<<<<

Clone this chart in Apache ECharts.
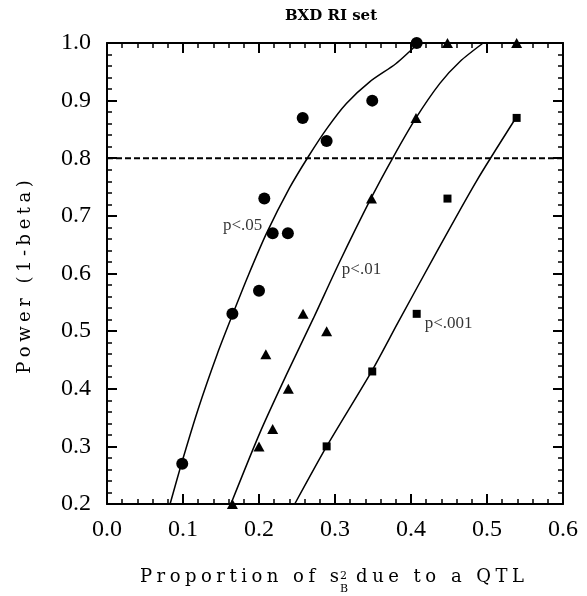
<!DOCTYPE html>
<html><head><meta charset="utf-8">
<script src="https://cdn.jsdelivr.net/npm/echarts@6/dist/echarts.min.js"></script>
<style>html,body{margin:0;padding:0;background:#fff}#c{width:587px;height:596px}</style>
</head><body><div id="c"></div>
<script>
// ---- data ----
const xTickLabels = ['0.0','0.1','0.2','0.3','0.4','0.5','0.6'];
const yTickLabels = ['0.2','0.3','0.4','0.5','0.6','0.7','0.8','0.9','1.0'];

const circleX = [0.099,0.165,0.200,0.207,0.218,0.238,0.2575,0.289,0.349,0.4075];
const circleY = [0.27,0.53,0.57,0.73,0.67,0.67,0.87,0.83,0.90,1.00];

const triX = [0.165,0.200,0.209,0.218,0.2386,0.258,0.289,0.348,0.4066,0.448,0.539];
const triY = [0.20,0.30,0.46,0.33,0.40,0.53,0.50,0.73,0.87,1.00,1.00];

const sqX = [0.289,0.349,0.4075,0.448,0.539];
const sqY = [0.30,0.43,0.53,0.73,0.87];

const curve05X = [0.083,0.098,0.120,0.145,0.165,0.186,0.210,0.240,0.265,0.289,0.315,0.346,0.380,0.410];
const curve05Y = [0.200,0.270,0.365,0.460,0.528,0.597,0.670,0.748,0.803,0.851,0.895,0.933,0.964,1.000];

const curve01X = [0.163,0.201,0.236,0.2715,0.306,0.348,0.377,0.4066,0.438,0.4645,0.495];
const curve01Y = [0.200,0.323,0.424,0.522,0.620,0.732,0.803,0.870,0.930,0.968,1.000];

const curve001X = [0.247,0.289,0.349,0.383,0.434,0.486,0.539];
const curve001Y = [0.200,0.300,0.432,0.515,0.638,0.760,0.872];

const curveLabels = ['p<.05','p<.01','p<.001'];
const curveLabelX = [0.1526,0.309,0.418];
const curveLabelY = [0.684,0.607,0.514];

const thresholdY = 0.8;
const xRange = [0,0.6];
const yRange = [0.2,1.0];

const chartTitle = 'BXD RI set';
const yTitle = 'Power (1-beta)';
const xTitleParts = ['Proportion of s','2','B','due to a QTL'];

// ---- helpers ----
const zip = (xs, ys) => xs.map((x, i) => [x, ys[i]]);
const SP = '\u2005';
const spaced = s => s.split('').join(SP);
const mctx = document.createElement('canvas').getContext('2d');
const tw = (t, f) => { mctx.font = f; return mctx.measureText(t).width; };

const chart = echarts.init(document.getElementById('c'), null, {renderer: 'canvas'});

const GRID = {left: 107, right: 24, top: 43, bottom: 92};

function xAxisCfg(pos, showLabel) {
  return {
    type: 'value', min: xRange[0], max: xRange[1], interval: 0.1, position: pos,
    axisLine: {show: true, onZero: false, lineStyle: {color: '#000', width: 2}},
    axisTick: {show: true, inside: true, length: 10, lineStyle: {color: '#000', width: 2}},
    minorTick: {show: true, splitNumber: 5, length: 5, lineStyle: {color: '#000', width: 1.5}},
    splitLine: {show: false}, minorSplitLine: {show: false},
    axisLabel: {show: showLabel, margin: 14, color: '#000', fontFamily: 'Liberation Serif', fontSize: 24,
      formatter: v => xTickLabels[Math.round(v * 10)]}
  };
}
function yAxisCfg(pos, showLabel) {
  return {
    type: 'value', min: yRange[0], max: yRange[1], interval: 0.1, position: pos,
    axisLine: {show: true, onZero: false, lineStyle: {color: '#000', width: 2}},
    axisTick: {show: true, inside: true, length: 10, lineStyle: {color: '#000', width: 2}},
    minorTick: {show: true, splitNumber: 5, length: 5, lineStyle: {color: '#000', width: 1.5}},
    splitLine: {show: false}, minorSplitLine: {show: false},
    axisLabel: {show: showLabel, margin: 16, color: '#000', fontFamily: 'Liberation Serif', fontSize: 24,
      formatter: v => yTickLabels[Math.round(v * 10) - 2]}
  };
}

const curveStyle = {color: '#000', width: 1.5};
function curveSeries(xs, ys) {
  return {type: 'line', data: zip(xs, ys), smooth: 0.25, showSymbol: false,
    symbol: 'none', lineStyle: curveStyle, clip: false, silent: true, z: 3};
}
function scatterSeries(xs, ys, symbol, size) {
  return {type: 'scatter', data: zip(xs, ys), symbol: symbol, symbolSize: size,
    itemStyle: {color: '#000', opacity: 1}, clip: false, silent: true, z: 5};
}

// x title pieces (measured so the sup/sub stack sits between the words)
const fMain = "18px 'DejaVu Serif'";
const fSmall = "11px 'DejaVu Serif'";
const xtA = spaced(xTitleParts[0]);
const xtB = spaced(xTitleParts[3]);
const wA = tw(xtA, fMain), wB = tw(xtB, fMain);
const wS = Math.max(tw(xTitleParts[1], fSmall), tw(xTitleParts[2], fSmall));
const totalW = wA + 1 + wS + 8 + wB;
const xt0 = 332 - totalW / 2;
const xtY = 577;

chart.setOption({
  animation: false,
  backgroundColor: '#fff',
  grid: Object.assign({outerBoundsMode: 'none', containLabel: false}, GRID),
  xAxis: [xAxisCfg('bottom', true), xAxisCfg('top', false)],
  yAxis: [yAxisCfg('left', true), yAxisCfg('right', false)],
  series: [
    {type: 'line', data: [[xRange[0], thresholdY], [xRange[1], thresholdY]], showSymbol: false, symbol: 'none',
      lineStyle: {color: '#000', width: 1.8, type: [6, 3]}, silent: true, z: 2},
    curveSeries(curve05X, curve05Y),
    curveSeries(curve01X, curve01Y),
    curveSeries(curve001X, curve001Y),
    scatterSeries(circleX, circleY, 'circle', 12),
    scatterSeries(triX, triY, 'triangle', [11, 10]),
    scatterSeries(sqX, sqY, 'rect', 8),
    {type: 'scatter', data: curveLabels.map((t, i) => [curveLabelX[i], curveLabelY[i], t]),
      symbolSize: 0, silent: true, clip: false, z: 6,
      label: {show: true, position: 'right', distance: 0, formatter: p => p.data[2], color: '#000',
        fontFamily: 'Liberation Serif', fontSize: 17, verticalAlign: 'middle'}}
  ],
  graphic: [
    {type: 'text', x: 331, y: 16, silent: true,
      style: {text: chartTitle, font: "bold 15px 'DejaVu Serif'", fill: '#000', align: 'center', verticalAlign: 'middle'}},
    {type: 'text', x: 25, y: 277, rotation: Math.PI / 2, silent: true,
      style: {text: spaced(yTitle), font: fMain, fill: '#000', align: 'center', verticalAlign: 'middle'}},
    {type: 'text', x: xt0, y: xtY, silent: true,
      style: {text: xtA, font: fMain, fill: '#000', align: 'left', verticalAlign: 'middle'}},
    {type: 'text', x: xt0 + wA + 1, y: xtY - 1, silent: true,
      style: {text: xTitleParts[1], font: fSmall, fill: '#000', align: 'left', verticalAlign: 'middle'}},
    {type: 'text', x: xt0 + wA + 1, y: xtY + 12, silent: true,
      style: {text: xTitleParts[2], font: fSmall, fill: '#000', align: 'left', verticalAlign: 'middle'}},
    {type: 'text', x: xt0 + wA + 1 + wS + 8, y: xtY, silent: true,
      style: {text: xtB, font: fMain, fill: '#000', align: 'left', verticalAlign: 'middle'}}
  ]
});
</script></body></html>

>>>>
<<<<

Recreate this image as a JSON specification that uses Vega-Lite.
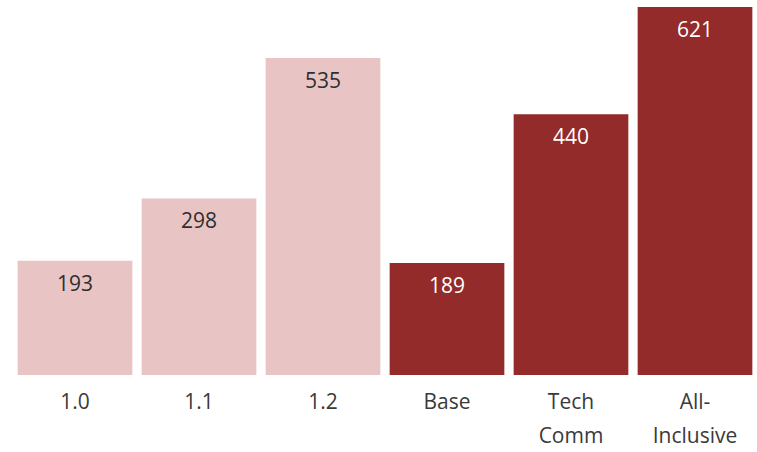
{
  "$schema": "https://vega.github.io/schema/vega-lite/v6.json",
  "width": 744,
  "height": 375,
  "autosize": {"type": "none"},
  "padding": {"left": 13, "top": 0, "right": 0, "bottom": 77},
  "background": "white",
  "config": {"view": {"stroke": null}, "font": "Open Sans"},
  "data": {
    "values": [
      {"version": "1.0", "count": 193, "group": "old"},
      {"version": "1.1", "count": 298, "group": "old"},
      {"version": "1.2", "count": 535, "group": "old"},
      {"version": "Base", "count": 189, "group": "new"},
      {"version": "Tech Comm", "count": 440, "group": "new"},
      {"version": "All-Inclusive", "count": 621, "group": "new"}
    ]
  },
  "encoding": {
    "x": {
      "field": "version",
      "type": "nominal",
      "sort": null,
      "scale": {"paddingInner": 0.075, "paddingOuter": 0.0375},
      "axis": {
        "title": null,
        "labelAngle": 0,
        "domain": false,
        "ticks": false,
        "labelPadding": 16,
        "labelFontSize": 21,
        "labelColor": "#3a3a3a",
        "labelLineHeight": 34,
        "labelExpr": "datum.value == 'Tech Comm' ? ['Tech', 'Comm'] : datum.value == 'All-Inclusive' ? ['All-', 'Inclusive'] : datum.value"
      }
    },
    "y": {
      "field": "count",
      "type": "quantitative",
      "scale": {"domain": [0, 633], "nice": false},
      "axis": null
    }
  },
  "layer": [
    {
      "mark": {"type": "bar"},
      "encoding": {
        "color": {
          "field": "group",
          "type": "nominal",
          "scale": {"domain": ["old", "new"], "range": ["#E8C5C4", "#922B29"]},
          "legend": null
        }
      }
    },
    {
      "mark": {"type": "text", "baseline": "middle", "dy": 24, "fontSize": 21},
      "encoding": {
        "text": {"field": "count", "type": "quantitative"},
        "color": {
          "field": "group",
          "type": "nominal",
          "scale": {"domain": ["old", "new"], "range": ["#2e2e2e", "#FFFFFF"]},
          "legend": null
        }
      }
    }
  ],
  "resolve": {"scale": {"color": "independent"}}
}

>>>>

- [AIM OF THE EXERCISE] Copy out exactly the material that runs from the line with "Clone this chart in Apache ECharts." to the line with "triY = [0.20,0.30,0.46,0.33,0.40,0.53,0.50,0.73,0.87,1.00,1.00];", ends included, and leave the pictures behind.

- [RESPONSE FOR THIS EXERCISE]
Clone this chart in Apache ECharts.
<!DOCTYPE html>
<html><head><meta charset="utf-8">
<script src="https://cdn.jsdelivr.net/npm/echarts@6/dist/echarts.min.js"></script>
<style>html,body{margin:0;padding:0;background:#fff}#c{width:587px;height:596px}</style>
</head><body><div id="c"></div>
<script>
// ---- data ----
const xTickLabels = ['0.0','0.1','0.2','0.3','0.4','0.5','0.6'];
const yTickLabels = ['0.2','0.3','0.4','0.5','0.6','0.7','0.8','0.9','1.0'];

const circleX = [0.099,0.165,0.200,0.207,0.218,0.238,0.2575,0.289,0.349,0.4075];
const circleY = [0.27,0.53,0.57,0.73,0.67,0.67,0.87,0.83,0.90,1.00];

const triX = [0.165,0.200,0.209,0.218,0.2386,0.258,0.289,0.348,0.4066,0.448,0.539];
const triY = [0.20,0.30,0.46,0.33,0.40,0.53,0.50,0.73,0.87,1.00,1.00];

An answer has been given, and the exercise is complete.